Joan Jian-Jian Ren (任建建 (任建建)) is an American statistician whose research concerns survival analysis and longitudinal data analysis for biomedical applications. She is a professor of mathematics at the University of Maryland, College Park.

==Education and career==
Ren grew up in Beijing, and majored in mathematics at Peking University, graduating in 1982. After studying for a master's degree at the University of Montana, she completed a Ph.D. in 1990 at the University of North Carolina at Chapel Hill.
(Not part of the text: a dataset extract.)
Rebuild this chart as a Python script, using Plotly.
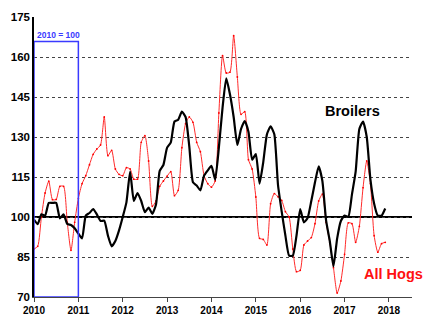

Her dissertation, On Hadamard Differentiability and M-Estimation in Linear Models, was supervised by Pranab K. Sen.

After earning her Ph.D., Ren was on the faculty of the mathematics department at the University of Nebraska–Lincoln from 1990 to 1997. She held positions at Tulane University and the University of Central Florida before moving to the University of Maryland in 2011.

==Recognition==
Ren was named to the 2022 class of Fellows of the Institute of Mathematical Statistics, for "innovative and significant contributions to statistical methodology, especially in nonparametric likelihood inference, survival analysis and resampling methods, and for long-lasting and dedicated professional service".

==Legal issues and controversies==
===UCF Lawsuit===
The Jian-Jian Ren vs. University of Central Florida Lawsuit is a legal case involving a dispute between Dr. Jian-Jian Ren, a former faculty member, and the University of Central Florida (UCF). Dr. Ren initiated legal proceedings against UCF, asserting violations of Title VII, the Florida Civil Rights Act, and the Florida Educational Equity Act, specifically alleging gender discrimination and retaliation as grounds for her failure to receive a promotion.

The case was reviewed by the United States District Court, M.D. Florida, Orlando Division. The court ruled in favor of the defendant, University of Central Florida Board of Trustees, granting their motion for summary judgment. The court cited Ren's failure to establish a Prima Facie Case as the reason for denying all other pending motions.

Subsequently, Ren appealed the district court's decision to the U.S. Court of Appeals. However, the Circuit Court upheld the district court's conclusion, finding no error in the application of summary judgment. This legal saga highlights the complexities and legal intricacies surrounding discrimination and retaliation claims within academic institutions.